Americans have long thought the history of the American holiday Thanksgiving to be relatively simple. The actual story of how the story of “the First Thanksgiving” was written and retold and how the holiday was developed and embraced by a nation is surprisingly complex. In many respects, the growth of the distinctly American holiday and the myth associated with it parallels (and continues to parallel) the development of the nation itself. In this unit, students will explore how the 1621 harvest feast came to be known as the First Thanksgiving, the country’s protean holiday, and how the meaning of the holiday changes as new meaning is layered.

Key Ideas

  1. There are innumerable ways to “give thanks” and celebrate thanksgivings. The idea of giving thanks and communing with friends and family is cross-cultural and centuries old. Though there are many traditions associated with Thanksgiving, many families have their own unique traditions as well.
  2. The American holiday of Thanksgiving means different things to different people. It is multi-layered and each generation adds its own meanings, understandings, and traditions to holiday. Some meanings and traditions reflect individual families or communities or the state of the nation at that time, such as the arrival of new immigrants, the outbreak of World War II, or the Civil Rights Movement.
  3. Thanksgiving as an American holiday evolved over time. In the 19th century, advocates such as Sarah Josepha Hale linked the 1621 harvest celebration, the Pilgrims, and the Wampanoag with a long-standing New England harvest tradition making them the founders of the holiday in generations of popular imagination. She used the media to popularize the connections in Godey’s Lady’s Book, the magazine she edited for many years.
  4. For many Wampanoag people, Thanksgiving is a day of mourning. Some choose to spend the day honoring those who came before them and the challenges they endured with fasts, songs, and spending time with family and friends. Others choose to speak out about challenges still facing Indigenous people today.

Learning Goals

In this unit, students will:

  • Give example of how information and experiences may be interpreted differently by people from different cultural groups
  • Demonstrate how holding different values and beliefs can contribute or pose obstacles to understanding between people and groups
  • Identify examples of continuity and change as depicted in stories, photographs, and documents
  • Compare and Contrast differing stories or accounts about past events, people, places, or situations, and offer possible reasons for the difference
  • Use sources to learn about the past in order to inform decisions about actions on issues of importance today
  • Identify and describe examples of tensions between and among individuals, groups, and institutions
  • Show how groups and institutions work to meet individual needs and promote or fail to promote the common good.
  • Locate, access, organize, and apply information from multiple sources reflecting multiple points of view
  • Evaluate positions about an issue based on the evidence and arguments provided and describe the pros, cons, and consequences of holding a specific position
  • Examine the influence of citizens and officials on policy decisions.

Primary Sources

Essential Questions

  • How did the American tradition of celebrating the holiday of Thanksgiving begin?
  • Why did Americans start telling the story of the “First Thanksgiving”? Why do some keep telling it?
  • What is the past? How is “the past” different from “history?”
  • What role do we have in creating history?
  • How do historians use primary sources and educated guesses to research the past and create history?
  • How can we celebrate Thanksgiving respectfully?

Suggested Activities

Upper Elementary/Grades 3-6

  • If your school hosts a holiday event or dinner, have the students present about the history of the harvest celebration of 1621 and the American holiday of Thanksgiving. Or, instead of a traditional Thanksgiving celebration, have a “giving thanks” celebration that celebrates and gives thanks for all cultures. Students could be encouraged to wear their own cultural dress and share their own traditions of thanksgiving.
  • Oral history and storytelling is an important way of passing important information from generation to generation. Students can work in groups or individually to interview elders in their community about their thanksgiving traditions.
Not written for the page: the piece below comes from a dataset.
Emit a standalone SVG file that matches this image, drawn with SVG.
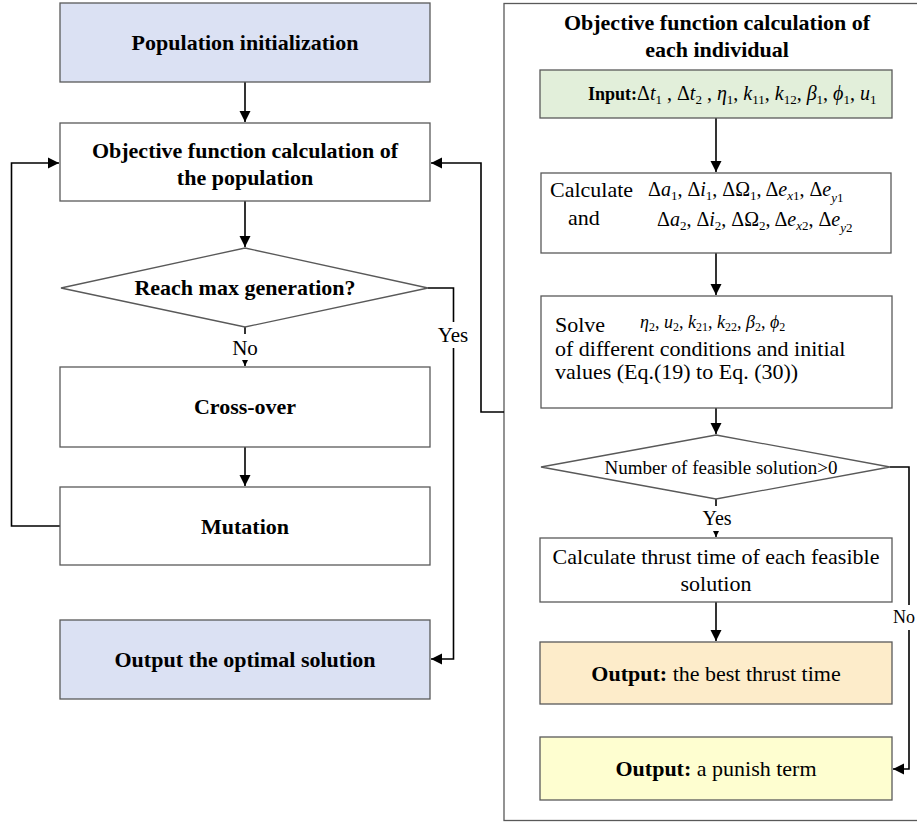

Middle and HighSchool/Grades 6-12

  • Students work in groups to research a public monument in their town. What historical event does it commemorate? Whose voices or perspectives are missing from the history? As a group, students draft a new text for the monument and participate in a local monuments “tour.”
  • Students work in groups or individuals to compare Wamsutta’s speech to other speeches by civils rights leaders and activists past and present.
  • Students use the materials in the unit to design their own museum exhibit. Students can pick a theme, write an introduction for the exhibit, select the items to exhibit and write a label for each describing how it relates to their chosen theme. Students should think about what they want to public to know about their chosen theme as they design their exhibit. Students offer tours of their “museums” to other students groups, family members, or school faculty.
  • Creative Prompt: What does thanksgiving mean to you today? Encourage students to use themselves and their communities as primary sources along with the available resources in this guide.